Seven-stone turkey dog used to guard Somerset flock

Image source, George Ford

Image caption,

Bear spends five months outside with the flock of 600 turkeys guarding them day and night

A pair of Italian sheepdogs, trained to ward off bears and wolves, have helped protect a flock of Christmas turkeys.

Farmer George Ford, from Blagdon, uses two Maremma sheepdogs – Bear and Holly – between August and December to guard his 600 free range turkeys.

Mr Ford, said: “When Bear was a puppy he would play and try and pick up a bird in his mouth but now we can leave him in with them all day and night.”

He added without the dogs he would not be able to raise his turkeys outside.

Mr Ford, who runs Nempnett Pasture, got Bear three years ago to guard his turkeys which live outside 24/7.

Image source, George Ford

Image caption,

Recently, Bear (right) was joined by rescue dog Holly (left) another Maremma

He said the large white fluffy Maremma has been bred as a livestock guardian dogs.

“It’s an Italian sheep guardian dog breed, so they’re bred to live up in the Alps with flocks of sheep to protect them from wolves and bears,” he said.

“Bear’s big, he’s about 50 kilos and three to four times the size of a fox so he’s a real deterrent for foxes, badgers and other predators.”

Despite his size, Mr Ford said there were no bird fatalities or casualties during Bear’s early training.

“As soon as we got him we put him in with the birds, behind a poultry net,” he said.

“There was one chicken that got in to Bears’ enclosure and when I saw the chicken on its back with its legs in the air covered in slobber, I thought ‘oh no’.

“But when I put it back in with the other birds it stood up on its feet and was fine. And it only happened the once.”

Image source, George Ford

Image caption,

Mr Ford, says Bear is three to four times the size of a fox and is a “real deterrent”.

The turkeys, the majority of which have now been slaughtered, were delivered to the farm in August.

Eight weeks later, once they were fully feathered they were released outside with the guard dogs.

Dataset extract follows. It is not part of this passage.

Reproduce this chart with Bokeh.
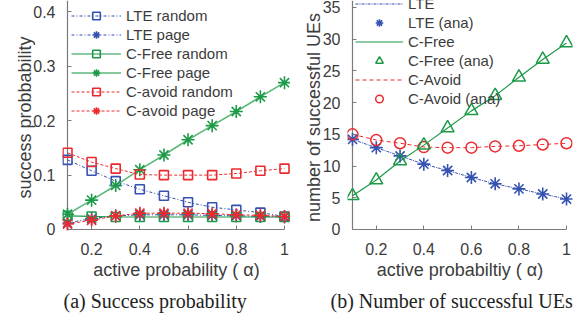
from bokeh.plotting import figure
from bokeh.layouts import row
from bokeh.models import (Range1d, FixedTicker, PrintfTickFormatter, Legend, LegendItem, Title)
from bokeh.embed import file_html
from bokeh.resources import INLINE

# ---------------- data ----------------
alpha = [0.1, 0.2, 0.3, 0.4, 0.5, 0.6, 0.7, 0.8, 0.9, 1.0]

lte_random = [0.128, 0.108, 0.089, 0.074, 0.062, 0.050, 0.041, 0.036, 0.031, 0.024]
lte_page = [0.012, 0.020, 0.025, 0.027, 0.027, 0.027, 0.026, 0.025, 0.024, 0.023]
cfree_random = [0.025, 0.024, 0.023, 0.023, 0.023, 0.023, 0.023, 0.023, 0.023, 0.023]
cfree_page = [0.028, 0.054, 0.081, 0.110, 0.137, 0.165, 0.191, 0.217, 0.244, 0.270]
cavoid_random = [0.141, 0.124, 0.112, 0.101, 0.100, 0.100, 0.100, 0.103, 0.108, 0.112]
cavoid_page = [0.010, 0.017, 0.025, 0.030, 0.030, 0.030, 0.029, 0.027, 0.026, 0.024]

lte_num = [14.2, 12.9, 11.6, 10.3, 9.3, 8.2, 7.2, 6.4, 5.6, 4.8]
cfree_num = [5.3, 7.8, 10.8, 13.3, 16.0, 18.7, 21.1, 24.0, 26.8, 29.4]
cavoid_num = [15.0, 14.1, 13.6, 13.0, 12.9, 12.9, 13.1, 13.2, 13.4, 13.6]

x_ticks = [0.2, 0.4, 0.6, 0.8, 1.0]
y_ticks_a = [0, 0.1, 0.2, 0.3, 0.4]
y_ticks_b = [0, 5, 10, 15, 20, 25, 30, 35]

left_labels = ["LTE random", "LTE page", "C-Free random", "C-Free page", "C-avoid random", "C-avoid page"]
right_labels = ["LTE", "LTE (ana)", "C-Free", "C-Free (ana)", "C-Avoid", "C-Avoid (ana)"]
xlabel_a = "active probability ( \u03b1)"
xlabel_b = "active probabiltiy ( \u03b1)"
ylabel_a = "success probbability"
ylabel_b = "number of successful UEs"
caption_a = "(a) Success probability"
caption_b = "(b) Number of successful UEs"

# ---------------- style ----------------
BLUE = "#3552b0"
GREEN = "#1c9a48"
LGREEN = "#5cb97a"
RED = "#ec2a2e"
AXIS = "#7a7a7a"
TEXT = "#3c3c3c"
SANS = "Liberation Sans"
SERIF = "Liberation Serif"
H = 322


def style(p, ylabel, xlabel, yticks, ystand, ytop):
    p.outline_line_color = None
    p.grid.visible = False
    p.background_fill_color = "white"
    p.border_fill_color = "white"
    for ax in (p.xaxis[0], p.yaxis[0]):
        ax.axis_line_color = None
        ax.major_tick_line_color = AXIS
        ax.major_tick_in = 9
        ax.major_tick_out = -5
        ax.minor_tick_line_color = None
        ax.major_label_text_font = SANS
        ax.major_label_text_font_size = "16px"
        ax.major_label_text_color = TEXT
        ax.axis_label_text_font = SANS
        ax.axis_label_text_font_size = "18px"
        ax.axis_label_text_font_style = "normal"
        ax.axis_label_text_color = TEXT
    p.xaxis[0].ticker = FixedTicker(ticks=x_ticks)
    p.yaxis[0].ticker = FixedTicker(ticks=yticks)
    p.xaxis[0].formatter = PrintfTickFormatter(format="%g")
    p.yaxis[0].formatter = PrintfTickFormatter(format="%g")
    p.xaxis[0].axis_label = xlabel
    p.yaxis[0].axis_label = ylabel
    p.xaxis[0].major_label_standoff = 8
    p.yaxis[0].major_label_standoff = 7
    p.xaxis[0].axis_label_standoff = 2
    p.yaxis[0].axis_label_standoff = ystand
    # axis lines drawn at alpha = first value and y = 0
    p.segment(x0=[alpha[0]], y0=[0], x1=[alpha[-1]], y1=[0], line_color=AXIS, line_width=1.2)
    p.segment(x0=[alpha[0]], y0=[0], x1=[alpha[0]], y1=[ytop], line_color=AXIS, line_width=1.2)


# ---------------- panel (a) ----------------
pa = figure(width=290, height=H, output_backend="svg", toolbar_location=None,
            x_range=Range1d(0.0793, 1.0249), y_range=Range1d(-0.0092, 0.4211),
            min_border_left=62, min_border_right=0, min_border_top=0, min_border_bottom=88)
style(pa, ylabel_a, xlabel_a, y_ticks_a, -5, 0.4211)

series_a = [
    (lte_random, BLUE, BLUE, "3 2 1 2", 1, "square", 9),
    (lte_page, BLUE, BLUE, "3 2 1 2", 1, "asterisk", 13),
    (cfree_random, GREEN, GREEN, "solid", 1.2, "square", 9),
    (cfree_page, LGREEN, GREEN, "solid", 1.6, "asterisk", 13),
    (cavoid_random, RED, RED, "3 2", 1, "square", 9),
    (cavoid_page, RED, RED, "3 2", 1, "asterisk", 13),
]
items_a = []
for (ys, lcol, mcol, dash, lw, mk, sz), lab in zip(series_a, left_labels):
    ln = pa.line(alpha, ys, line_color=lcol, line_dash=dash, line_width=lw)
    sc = pa.scatter(alpha, ys, marker=mk, size=sz, line_color=mcol, fill_color=None, line_width=1.6)
    items_a.append(LegendItem(label=lab, renderers=[ln, sc]))

leg_a = Legend(items=items_a, location=(9, 114), background_fill_alpha=0, border_line_color=None,
               padding=0, margin=0, spacing=0, glyph_width=50, glyph_height=19, label_height=19,
               label_standoff=5, label_text_font=SANS, label_text_font_size="15px",
               label_text_color=TEXT)
pa.add_layout(leg_a)
pa.add_layout(Title(text=caption_a, text_font=SERIF, text_font_size="20px", text_font_style="normal",
                    text_color="#222222", align="left", offset=1), "below")

# ---------------- panel (b) ----------------
pb = figure(width=291, height=H, output_backend="svg", toolbar_location=None,
            x_range=Range1d(0.079, 1.0252), y_range=Range1d(-0.79, 36.1),
            min_border_left=57, min_border_right=9, min_border_top=0, min_border_bottom=88)
style(pb, ylabel_b, xlabel_b, y_ticks_b, -4, 36.1)

l1 = pb.line(alpha, lte_num, line_color=BLUE, line_dash="3 1 1 1", line_width=1)
l2 = pb.line(alpha, cfree_num, line_color=GREEN, line_width=1.2)
l3 = pb.line(alpha, cavoid_num, line_color=RED, line_dash="4 3", line_width=1)
m1 = pb.scatter(alpha, lte_num, marker="asterisk", size=13, line_color=BLUE, line_width=1.6)
m3 = pb.scatter(alpha, cavoid_num, marker="circle", size=11, line_color=RED, fill_color=None, line_width=1.5)
m2 = pb.scatter(alpha, cfree_num, marker="triangle", size=13, line_color=GREEN, fill_color=None, line_width=1.5)

items_b = [LegendItem(label=lab, renderers=[r]) for lab, r in zip(right_labels, [l1, m1, l2, m2, l3, m3])]
leg_b = Legend(items=items_b, location=(8, 126), background_fill_alpha=0, border_line_color=None,
               padding=0, margin=0, spacing=0, glyph_width=48, glyph_height=19, label_height=19,
               label_standoff=5, label_text_font=SANS, label_text_font_size="15px",
               label_text_color=TEXT)
pb.add_layout(leg_b)
pb.add_layout(Title(text=caption_b, text_font=SERIF, text_font_size="20px", text_font_style="normal",
                    text_color="#222222", align="left", offset=-17), "below")

layout = row(pa, pb)
open("out.html", "w").write(file_html(layout, INLINE))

Mr Ford said the turkeys “just love it “being outside “pecking at the grass, pecking at bugs”.

“We used to put the turkeys in a big building and shut them in at night for protection,” he said.

“Now there’s no shed to house them at night. So the dogs are there to keep predators away.”

Recently, Bear has been joined by rescue dog Holly, another Maremma.

The pair live outside with the chickens from April to August and are split up when the turkeys arrive in the summer.

“Holly’s not as gentle as Bear, she’ll just run through the flocks as if there they’re not there but she’s very protective,” he said.

“They [the dogs] stay out the whole time. We provide them with a shelter but they don’t use it – only in the summer for some shade – they’re built for the Alps.”